Obergefell relied on his family and friends to keep him grounded, and he says he was fortunate enough to make many new friends along the way. “The other plaintiffs and I became like family, and they were a constant source of support and encouragement,” he says. “Fighting for my husband and our marriage also helped my grieving process, and I know I’m in a healthier place today than I would be if I hadn’t had this experience.”
In a battle when many other people would have given up, Obergefell (and the plaintiffs for the three other cases that were consolidated into Obergefell’s) kept fighting. Simply put, Obergefell says it’s because there was no other option for him. “I promised my husband to love, honor, and protect him, and continuing to fight for our marriage was the only path I could possibly take,” he says. “The fact that John had died didn’t change my need to live up to my promises to him. The incredibly positive response I experienced across the country also reinforced that I was doing the right thing.”
Facing the Supreme Court had to be a nerve-wracking experience, especially when similar cases were previously dismissed without a ruling.
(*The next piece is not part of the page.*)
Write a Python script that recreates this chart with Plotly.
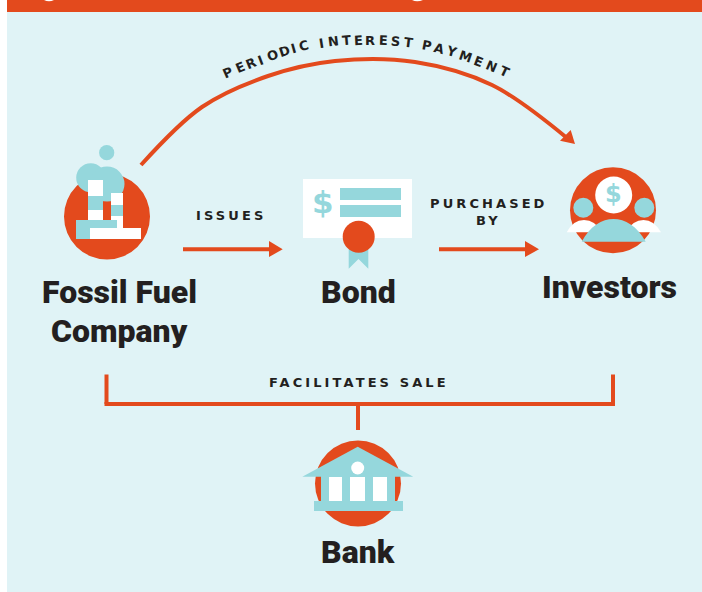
import plotly.graph_objects as go

ORANGE = "#e34a1d"
TEAL = "#95d7dc"
PANEL = "#e0f3f6"
INK = "#231f20"
WHITE = "#ffffff"

# --- diagram labels ---
head_labels = ["Fossil Fuel", "Company", "Bond", "Investors", "Bank"]
head_x = [119.5, 119.5, 358, 609.5, 358]
head_y = [292, 331, 292, 287, 552]
small_labels = ["ISSUES", "PURCHASED", "BY", "FACILITATES SALE"]
small_x = [231, 489, 488, 358.5]
small_y = [215, 203, 220, 382.5]
arc_letters = list("PERIODICINTERESTPAYMENT")
arc_x = [228.3, 240, 250.7, 260, 272.3, 284, 293.3, 304.3, 321.7, 333.3, 346, 358.3,
         370, 383.3, 395.7, 408.3, 426.7, 439, 451.7, 465, 478.3, 491.7, 504.3]
arc_y = [72.7, 67.7, 63.3, 60, 55, 51, 48.3, 45.7, 43.3, 41.7, 40.7, 40,
         40, 40, 41, 42.7, 45, 48.3, 51.7, 56.7, 61.7, 66.7, 71.7]
arc_rot = [-24, -23, -22, -21, -20, -18, -16, -14, -9, -7, -5, -3,
           0, 2, 5, 7, 11, 14, 16, 19, 21, 23, 25]
dollar_x = [323, 613]
dollar_y = [202, 193.5]
dollar_size = [31, 24]

# --- curved payment arrow ---
curve_x = [141, 202, 268, 335, 415, 492, 567]
curve_y = [165, 107, 76, 61, 62, 85, 138]

# --- filled marks (colour, x0, y0, x1, y1) ---
panel_rects = [(WHITE, 0, 0, 7, 592), (PANEL, 7, 0, 702, 592), (ORANGE, 7, 0, 702, 12)]
factory_circles = [(ORANGE, 107, 216.5, 43), (TEAL, 106.7, 152.7, 7.6),
                   (TEAL, 90.7, 177.7, 14.5), (TEAL, 107, 184, 17.5)]
factory_rects = [(WHITE, 88, 180, 103, 196), (TEAL, 88, 196, 103, 210), (WHITE, 88, 210, 103, 220),
                 (WHITE, 111, 193, 123, 205), (TEAL, 111, 205, 123, 216), (WHITE, 111, 216, 123, 228),
                 (TEAL, 76, 220, 117, 239), (WHITE, 90, 228, 141, 239)]
bond_rects = [(WHITE, 303, 179, 412, 238), (TEAL, 340, 188, 401, 200), (TEAL, 340, 205, 401, 217)]
investor_circles = [(ORANGE, 613, 210.3, 43), (WHITE, 613.7, 195, 18.5),
                    (TEAL, 583.3, 207.7, 10), (TEAL, 644.3, 207.7, 10)]
bank_circle = (ORANGE, 358, 483.4, 43)
bank_rects = [(TEAL, 321, 476, 395, 501), (WHITE, 329, 477, 342, 501), (WHITE, 350, 477, 365, 501),
              (WHITE, 373, 477, 387, 501), (TEAL, 314, 501, 403, 511)]
bank_dot = (WHITE, 357.7, 468, 6.5)
straight_lines = [(183, 249.3, 270, 249.3), (439, 249.3, 526, 249.3), (106.5, 374.5, 106.5, 404),
                  (613, 374.5, 613, 404), (104.5, 404, 615, 404), (358, 404, 358, 430)]
triangles = [
    (ORANGE, [(269, 241), (282.7, 249.3), (269, 257)]),
    (ORANGE, [(525, 241), (539, 249.3), (525, 257)]),
    (ORANGE, [(560, 140.7), (570.7, 130), (575, 144)]),
    (TEAL, [(348.7, 240), (368.3, 240), (368.3, 268.7), (358.5, 259), (348.7, 268.7)]),
    (TEAL, [(357.7, 446.7), (413.3, 476.7), (302.3, 476.7)]),
]
shoulder_paths = [
    (WHITE, "M 566.7,232.3 Q 573,220 584,220 Q 595,220 602,232.3 Z"),
    (WHITE, "M 661,232.3 Q 654,220 643.5,220 Q 633,220 625,232.3 Z"),
    (TEAL, "M 581.7,241.7 C 590,226 602,219 613.5,219 C 625,219 637,226 645.7,241.7 Z"),
]
title_fragments = [(WHITE, "M 44,0 Q 49,2.5 54,0 Z"), (WHITE, "M 412,0 Q 417,2.5 423,0 Z")]


def rect(c):
    return dict(type="rect", xref="x", yref="y", x0=c[1], y0=c[2], x1=c[3], y1=c[4],
                fillcolor=c[0], line_width=0, layer="above")


def circle(c):
    return dict(type="circle", xref="x", yref="y", x0=c[1] - c[3], y0=c[2] - c[3],
                x1=c[1] + c[3], y1=c[2] + c[3], fillcolor=c[0], line_width=0, layer="above")


def path(color, d):
    return dict(type="path", xref="x", yref="y", path=d, fillcolor=color, line_width=0, layer="above")


def poly(color, pts):
    d = "M " + " L ".join(f"{x},{y}" for x, y in pts) + " Z"
    return path(color, d)


shapes = [dict(rect(c), layer="below") for c in panel_rects]
shapes += [dict(path(c, d), layer="below") for c, d in title_fragments]
shapes += [circle(c) for c in factory_circles] + [rect(c) for c in factory_rects]
shapes += [rect(c) for c in bond_rects]
shapes += [poly(*triangles[3])]
shapes += [circle((ORANGE, 358.7, 236.7, 16))]
shapes += [circle(c) for c in investor_circles]
shapes += [path(c, d) for c, d in shoulder_paths]
shapes += [circle(bank_circle), poly(*triangles[4])] + [rect(c) for c in bank_rects] + [circle(bank_dot)]
shapes += [poly(*t) for t in triangles[:3]]
shapes += [dict(type="line", xref="x", yref="y", x0=a, y0=b, x1=c, y1=d, layer="above",
                line=dict(color=ORANGE, width=4)) for a, b, c, d in straight_lines]

annotations = []
for t, x, y in zip(head_labels, head_x, head_y):
    annotations.append(dict(text=t, x=x, y=y, xref="x", yref="y", showarrow=False,
                            xanchor="center", yanchor="middle",
                            font=dict(family="Roboto", size=32, color=INK, weight=900)))
for t, x, y in zip(small_labels, small_x, small_y):
    annotations.append(dict(text=f'<span style="letter-spacing:3.1px"><b>{t}</b></span>', x=x, y=y,
                            xref="x", yref="y", showarrow=False, xanchor="center", yanchor="middle",
                            font=dict(family="DejaVu Sans", size=13, color=INK)))
for t, x, y, r in zip(arc_letters, arc_x, arc_y, arc_rot):
    annotations.append(dict(text=f"<b>{t}</b>", x=x, y=y, xref="x", yref="y", showarrow=False,
                            xanchor="center", yanchor="middle", textangle=r,
                            font=dict(family="DejaVu Sans", size=13, color=INK)))
for x, y, s in zip(dollar_x, dollar_y, dollar_size):
    annotations.append(dict(text="<b>$</b>", x=x, y=y, xref="x", yref="y", showarrow=False,
                            xanchor="center", yanchor="middle",
                            font=dict(family="DejaVu Sans", size=s, color=TEAL)))

fig = go.Figure(go.Scatter(x=curve_x, y=curve_y, mode="lines", hoverinfo="skip",
                           line=dict(color=ORANGE, width=4, shape="spline", smoothing=1)))
fig.update_layout(
    width=702, height=592, autosize=False, margin=dict(l=0, r=0, t=0, b=0),
    paper_bgcolor=WHITE, plot_bgcolor=PANEL, showlegend=False,
    xaxis=dict(range=[0, 702], visible=False, fixedrange=True),
    yaxis=dict(range=[592, 0], visible=False, fixedrange=True),
    shapes=shapes, annotations=annotations,
)
fig.write_html("out.html", config=dict(displayModeBar=False),
               post_script="document.body.style.margin='0';document.body.style.overflow='hidden';")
But Obergefell remained confident that the ruling would go in favor of marriage equality.
“When Federal Judge Timothy Black issued the first ruling on our case — in our favor — I became even more confident,” he says. “Although the Sixth District Court of Appeals ruled against us and the other plaintiffs, the silver lining was that it set up the likelihood of the Supreme Court accepting an appeal. By that time, the Supreme Court seemed to have indicated its intent by not issuing stays or accepting appeals on other appeals court decisions granting marriage equality. I never assumed we would win, however; I hoped so, and the indications were positive, but I knew that no decision is guaranteed.”
As it turned out, the Supreme Court did, in fact, side with Obergefell and the other plaintiffs, granting marriage equality throughout the States. For Obergefell, the emotions of the journey resulted in tears beginning only a few sentences into Justice Kennedy’s summary of the decision when it became clear that they were ruling in his favor.
“That day is very much a blur, but I remember feeling — for the first time — more like an equal American,” he says. “Walking through the crowd on the courthouse plaza was an overwhelmingly emotional experience, hearing the cheers, seeing the tears, and feeling the outpouring of love and support. President Obama thanking me for making the country a better place is also a highlight of the day.”
It’s safe to say that most Americans never even think of having their names appear in history books, but for Obergefell, his name will forever be tied to a landmark Supreme Court case right along the likes of Plessy v. Ferguson and Brown v. Board of Education.
“It is surreal to think about my name being in history books and being taught in classrooms,” Obergefell says. “I’ve never wanted to be someone people recognized or whose name was well-known, but I’m OK with it because it’s for all the right reasons. Every time someone stops me to thank me or tell me a story about why our fight matters to them or someone they love, I’m humbled and reminded again that I did the right thing. I consider myself very lucky to be in this position simply because I loved John and wanted to fight for him.”
Up until the decision was announced, polls of the American public showed that a majority of country was ready for marriage equality and, in general, the post-decision reaction has shown exactly that. Although some people continue to fight against the equality promised by the Constitution and upheld by the court, Obergefell is pleased by the reaction of the American people. But that doesn’t mean the fight is over. Although the United States now has marriage equality from coast to coast, the sad fact is that the GLBT community is still not completely equal — something that Obergefell will continue to fight for.
“In too many places across the country, we can lose our jobs, be evicted from our homes, and more, simply because of the way we were born and the person we love,” he says. “That has to change, and we can’t be complacent now that we can marry. Our transgender brothers and sisters lack basic protections in much of the country, and we must change that as well as address the hatred and violence directed toward them. For me, personally, I’m still figuring out what that will look like.”
While he continues fighting for equality, he also continues to spread the message and lessons learned from his Supreme Court journey. With a book and a movie in the works, Obergefell is hard at work spreading his message of love and hope.
“It was clear from the start of our fight that our story resonated with people. Everyone loses someone they love, and people could relate to that pain as well as the hurt of being treated with such indignity,” he shares. “I never thought of myself as someone with a story worth sharing, but I learned that people everywhere felt a connection to us and our fight. When people say, ‘You’re writing a book, right?’ over and over, it finally sinks in!”
Obergefell has also signed with APA Speakers, a Los Angeles talent agency that represents many celebrity speakers and lecturers, such as Arnold Schwarzenegger, Jane Fonda, Jesse Tyler Ferguson, and more. This comes as a surprising life change for Obergefell.
“I certainly never expected public speaking to become part of my life,” he says. “I’ve sung and performed on stage, and my professional career as a high school teacher and then corporate trainer certainly makes me comfortable in front of others. I don’t think I’d be doing this if I hadn’t had those experiences or developed those skills in other aspects of my life.”